VP becomes VP & Secretary

  1. Confidentiality.  The N.E.R.H.A. will protect its own confidential and proprietary information as well as the information entrusted by financial institutions, members and suppliers.  Officers, Directors, committee chairs, members, and/or agents acting on behalf of the Association shall maintain in confidence among themselves all confidential and proprietary information and shall not disclose or distribute any confidential or proprietary information except when authorized by the officers of the Association or compelled by statute. All confidential and proprietary information shall be utilized by those entrusted with it or granted access to it, only for the purpose(s) permitted in connection with their service to N.E.R.H.A. Confidential information shall be those matters involving the following:
    1. Any matter concerning N.E.R.H.A. members not otherwise publicly reported.
    2. Issues relating to discipline, grievance and/or granting of Association privileges.
    3. Terms of ongoing contractual negotiations and agreements.
    4. Membership lists and associated personal information.
    5. Communications from legal counsel relating to pending or threatened litigation.
    6. Any other matter that is determined by no less than two-thirds (2/3) majority vote of the Board of Directors to be of a confidential nature. All other matters shall be considered common knowledge among the N.E.R.H.A. membership.

Committees

  1. Generally, there shall be standing committees, which may include: Show Committee, Nominating Committee, Meeting and Banquet Committee, Youth Committee, Publication Committee, Magazine Committee, Sponsorship Committee and Membership Committee. Each of the foregoing shall be of such number, as the Executive Committee shall from time to time determine. The chairperson of each shall be approved by the Executive Committee, and any member in good standing may join by signing up. Each standing committee is subject to the direction and control of the Executive Committee.  The Executive Committee shall also constitute and appoint from the membership of the Association, such Ad Hoc Committees as it may deem to be required.

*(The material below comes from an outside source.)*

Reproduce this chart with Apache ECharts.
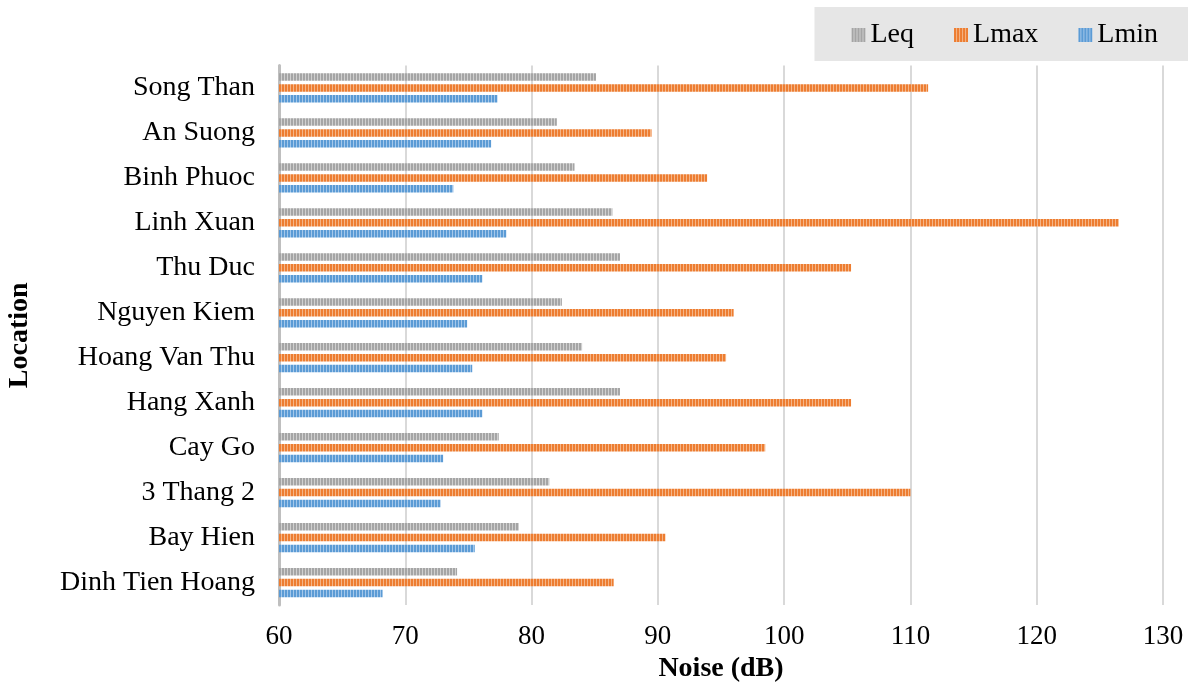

  2. Each committee shall meet at the call and direction of its chairperson, who shall be chosen by the Executive Committee.

  3. A vacancy in any of the standing committees may be filled by appointment by the President until the next meeting of the Executive Committee.

Club Meetings

  1. At each annual meeting, the members shall nominate candidates and vote for the Executive Committee, for the Officers, and for Directors. Any member of the Association may nominate any candidates for any of such offices as outlined in Bylaw “25”.

  2. At the annual meeting to be held on a Saturday in October or the first two weeks of November, the order of business, after the Treasurer's report, shall be:
    1. The report of the Executive Committee
    2. General business
    3. The election of the Directors and Officers and the appointment of members to the standing committees
  1. The Executive Committee may at any time, and upon the written request of twenty five (25) members, call a special meeting of the Association. Such request and the notice of every special meeting shall state the object for which it is called, and no subject not stated in the notice thereof shall be acted on at a special meeting.

  2. The Association shall hold horse shows in each year, upon dates to be fixed by the Executive Committee.

  3. Notice of the annual meeting and of a special meeting shall be mailed to the members at least twenty (20) days before such meeting, unless shorter notice is directed by the Executive Committee.

  4. A majority of the Executive Committee shall be a quorum at any meeting of the Association.

Qualifications and Classes of Membership and Dues

  1. Any person interested in the N.E.R.H.A. may become a member, but only members living in New England and New York may be elected as Officers or appointed to the Board of Directors. Only adult members over the age of eighteen (18) in good standing shall qualify for Directorship and Officership. "In good standing" shall mean such person's dues and other assessments are paid in full at least thirty (30) days prior to the annual meeting. Additionally, any person whose dues have not been paid at the time of the Notice of the Annual Meeting will have no voting rights at the annual meeting.

    1. Youth members must abstain from voting at the annual elections.
    2. There will be no proxy votes.

  2. There shall be four (4) classes of membership. Dues shall be determined at the annual meeting.

    1. Single (including adult family members other than husband and wife)
    2. Youth (18 years or under)
    3. Husband and Wife
    4. Family
  1. All riders and owners (including business entities) of horses showing shall be current members in good standing to be eligible for year-end awards. If membership dues are paid after January 1, the membership commences when received by the N.E.R.H.A and is not retroactive.

  2. The fiscal year of the Association shall begin on the first day of January and run through December 31 of the same year.

  3. A member may resign by writing to the Secretary.

  4. Any member may be suspended or expelled for non-payment of annual dues by a vote of two-thirds (2/3) of a quorum of the Executive Committee, or for any other cause by a vote of two-thirds (2/3) of all the members of the Executive Committee.

  5. The Association's bank shall be such institution as is voted on by the Executive Committee and so designated in writing by the President. Checks drawn on such institution(s) shall be signed by either the President or the Treasurer.

Amendments

  1. Any bylaws may be repealed, modified or amended, and bylaws may be adopted at any regular meeting of the members if twenty (20) days notice is given to the members specifying such items of business to come before the meeting.

  2. Any areas of doubt will be resolved by the Executive Committee, in accordance with the rules set forth by the National Reining Horse Association.

The Northeast Reining Horse Association is organized and operated exclusively for IRC 501 (c) (7) purposes. In the event of dissolution, all corporate assets, after payment of all obligation and debts of the corporation, shall be assigned and transferred to any other non-profit association in the United States of America which is dedicated to the promotion of reining horses, that shall at the time qualify as an exempt organization or organizations under Section 501 (c) (7) of the current Internal Revenue Code, and any amendments thereto, as shall be determined.